Le « capitalisme vert » pourrait donc rester une chimère impossible. Dès lors, si le capitalisme n’est pas en mesure de faire face de manière rationnelle aux défis environnementaux et de prendre en compte des exigences de long terme, il serait peut-être utile de se demander si « pour sauver la planète, il ne faut pas sortir du capitalisme » comme le propose Hervé Kempf |2| . L’exigence de durabilité des biens de consommation dans des sociétés post-Copenhague est en soi incompatible avec les exigences de rentabilité financière que nous connaissons.
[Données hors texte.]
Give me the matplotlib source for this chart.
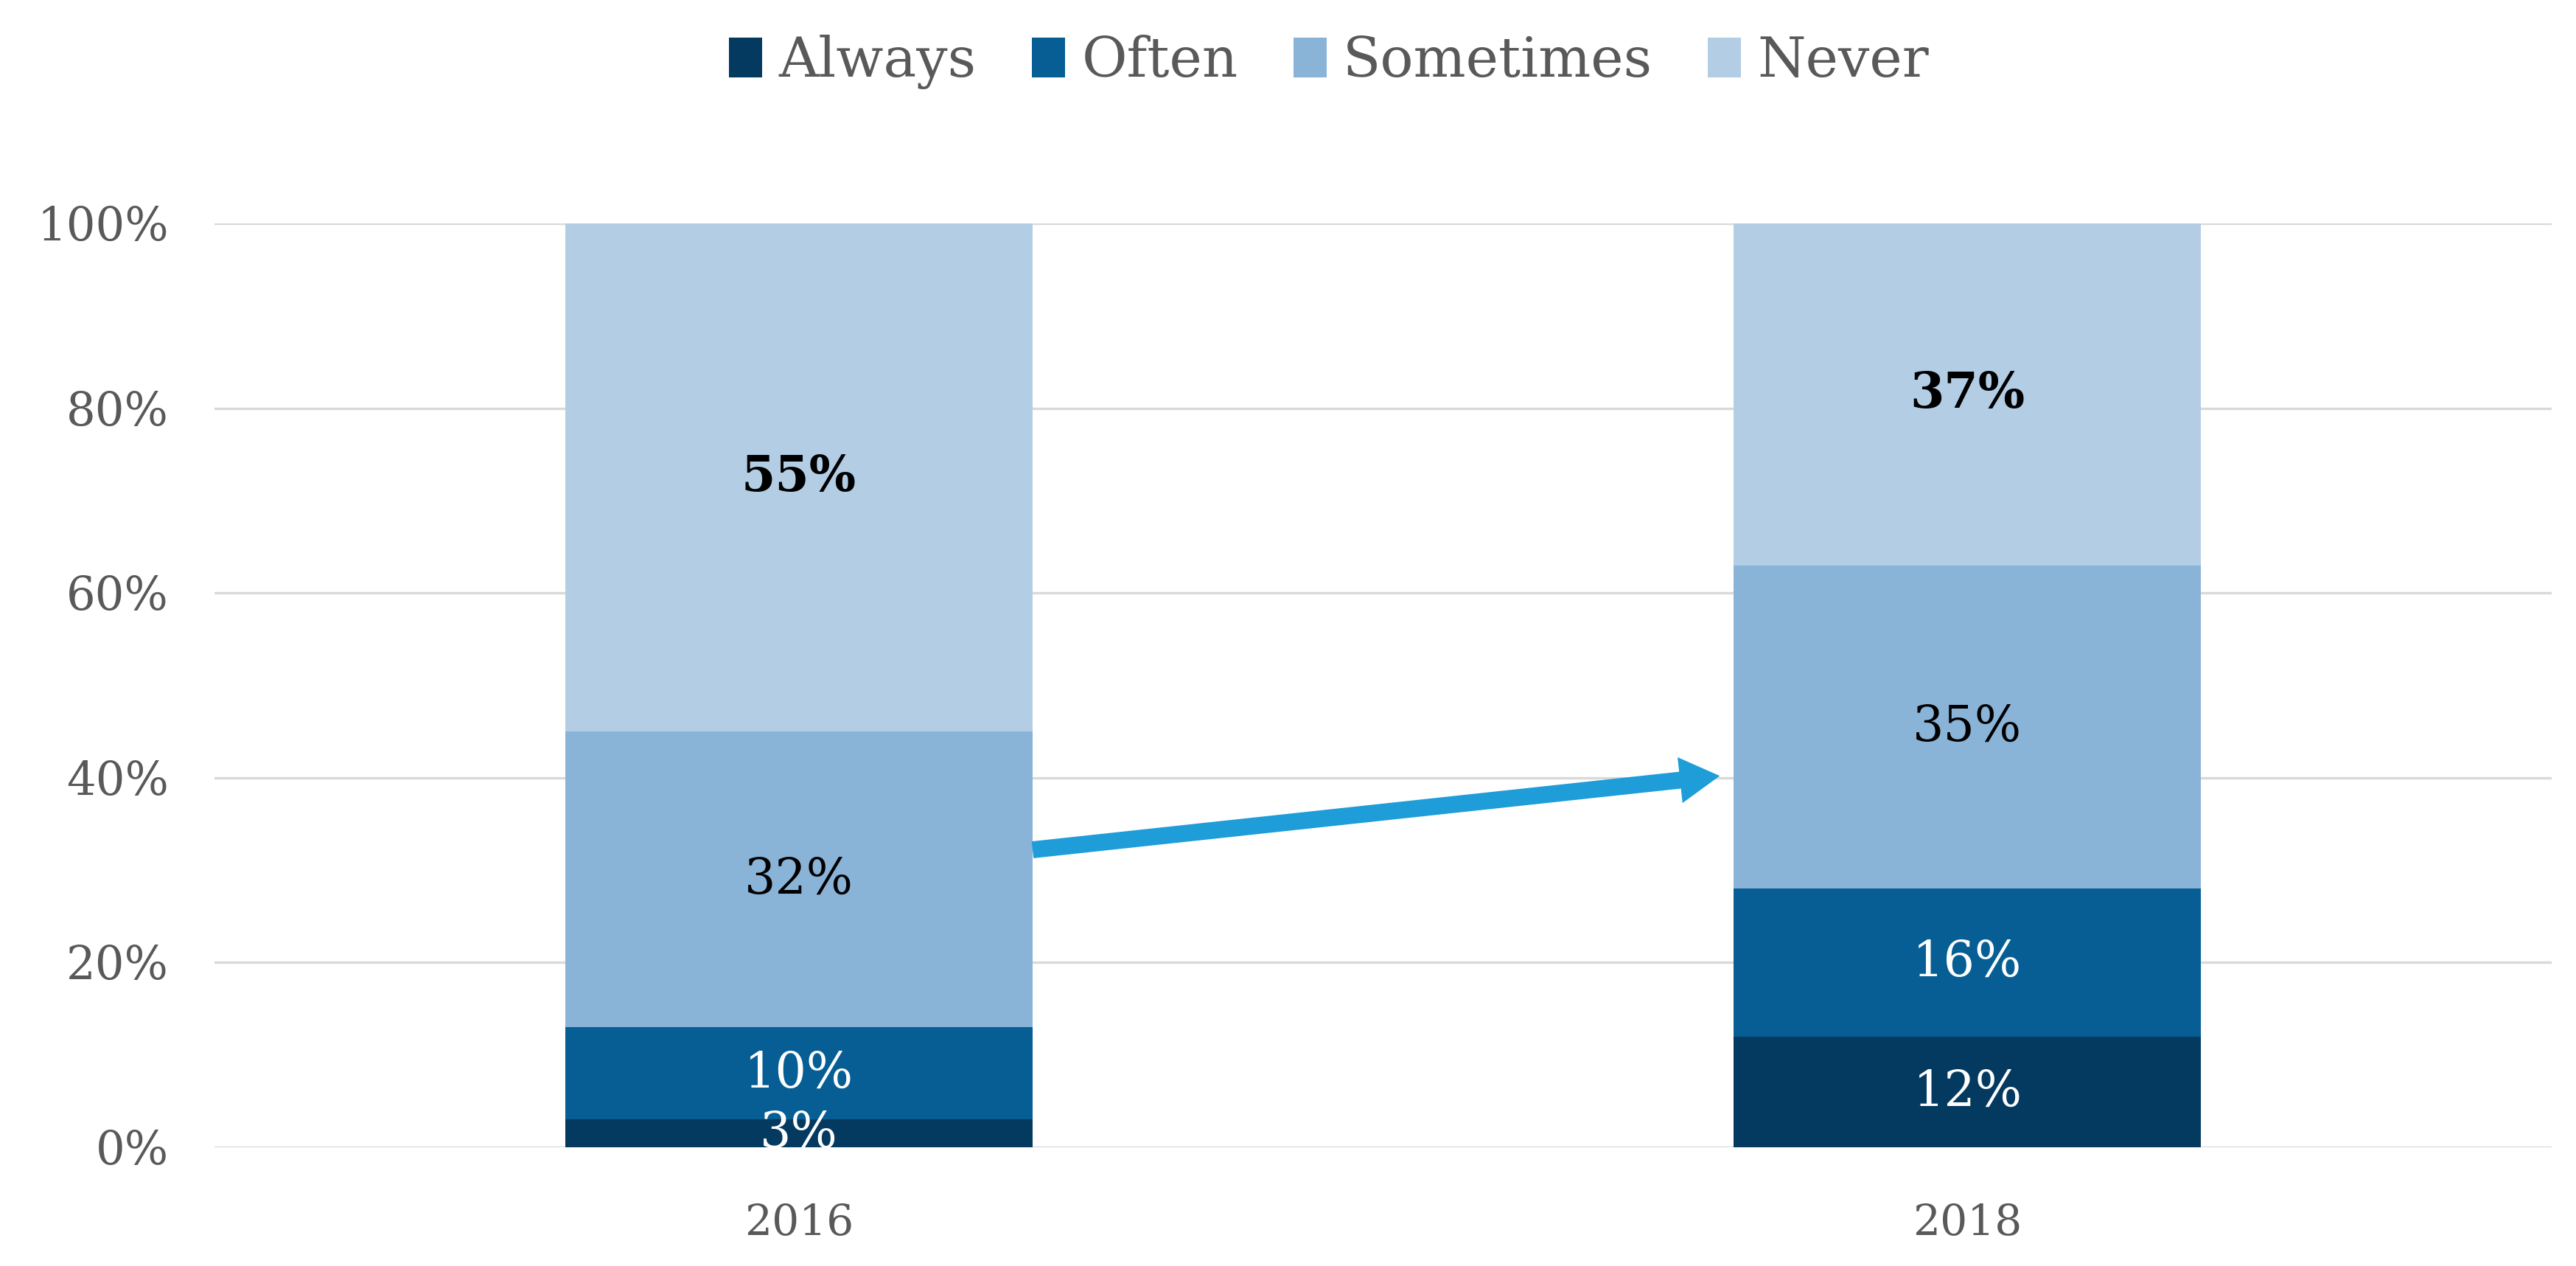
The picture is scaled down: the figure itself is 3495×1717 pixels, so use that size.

Cette sortie du capitalisme, dont il reste à caractériser la signification et les seuils ou étapes à partir desquels elle serait effective, nécessite donc des régulations publiques à la hauteur des enjeux. Couplées à des innovations sociales et citoyennes concrètes, elles pourraient transformer profondément nos modes de production et de consommation et nous faire entrer dans des modes soutenables d’organisation de nos sociétés où la coopération et la solidarité ne seraient pas faussées par la concurrence.